Tuesday, November 04, 2008

Vote

Some days there's nothing to talk about except the thing that everyone is talking about, and today definitely qualifies. I've voted in every DC election since 2001 and this morning my polling place was by far the most crowded I've seen, despite the fact that the presidential election is a foregone conclusion and the only local race of note is for at-large city councilperson. In education, we often cite voting and jury duty as reasons for the public education system's being, the rare occasions when people from all walks of life are asked to come together on equal terms and render judgment on one another and the pressing issues of the day. Like Emily Parsons, I grew up in New York where voting was always done by machine, and, like her, I find the un-private DC system of optically scanned cards to be inadequate and mildly disconcerting. Former Notre Dame president Theodore Hesburgh was right to say that "voting is a civic sacrament" -- particularly, I suspect, for people like myself who don't regularly partake of traditional sacraments or other such rituals. There's something about the quiet moment inside a voting booth with the curtain just drawn behind you, standing in front of levers waiting to be chosen. It's serious; it reminds you of citzenship and country and the gift of democracy. And there's nothing quite like the satisfying "thunk" of pulling that master lever, hearing your small, vital act of will recorded within the machine, and feeling the light of the polling place pour in from behind you as the curtain opens and you turn to leave into what always feels like a better day. 

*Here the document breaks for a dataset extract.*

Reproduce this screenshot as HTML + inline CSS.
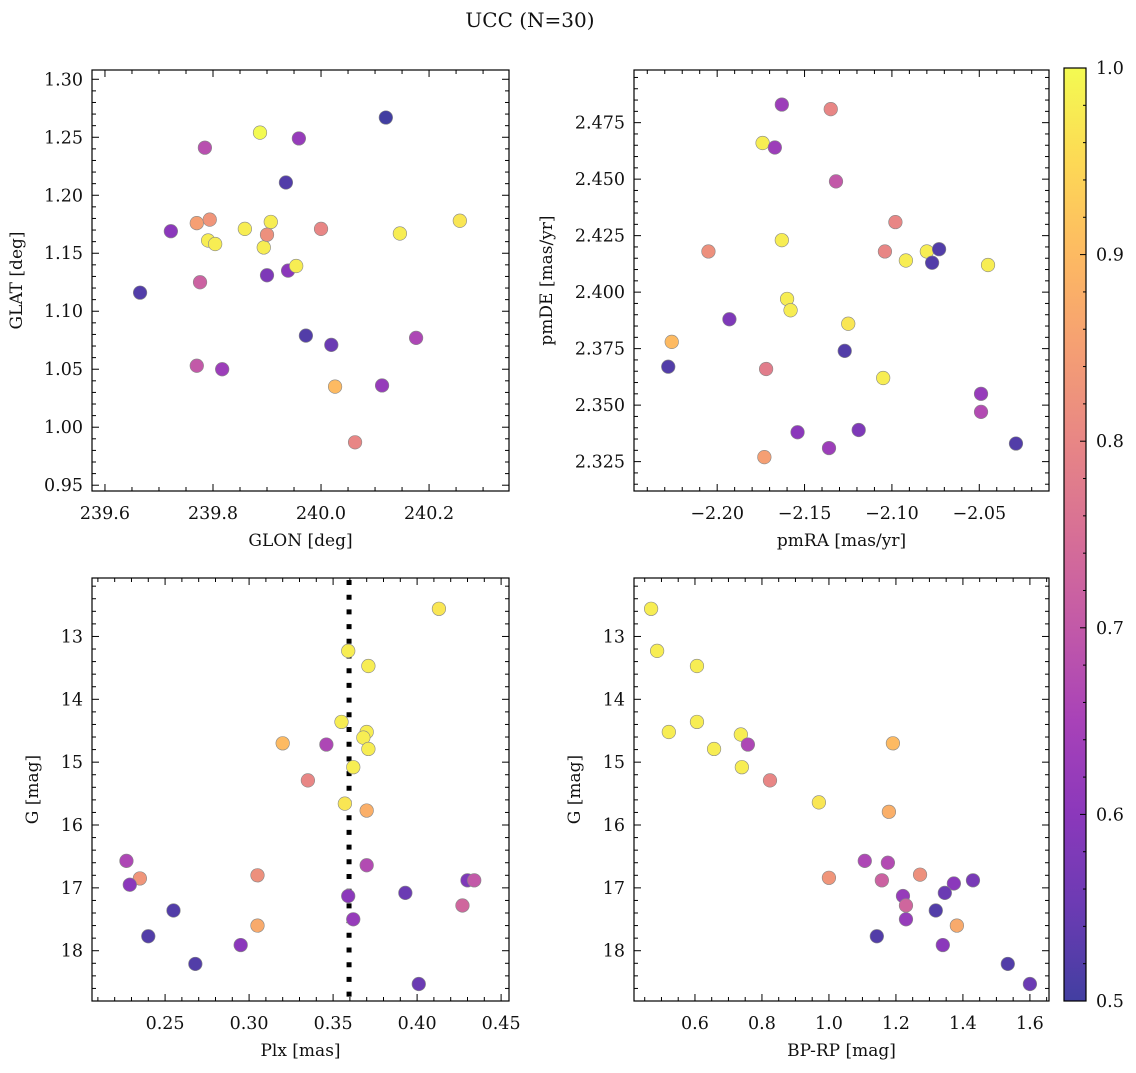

Update: Hendrik Hertzberg says more or less the same thing at the New Yorker--except, he being Hendrik Hertzberg and it being the the New Yorker, it's about ten times better written. 

1 comment:

Anonymous said...

Kevin, your blog totally resonates with me - it was my first time voting in DC, and I was completely thrown off by the giant paper ballots and...no booths? And though I'm fairly certain that 99.9 percent of my precinct voted Obama like me, I yearned for the moment you so aptly describe - the "thunk" of the lever...or at least the "whoosh" of the curtain closing behind me as I (privately) perform my civic duty.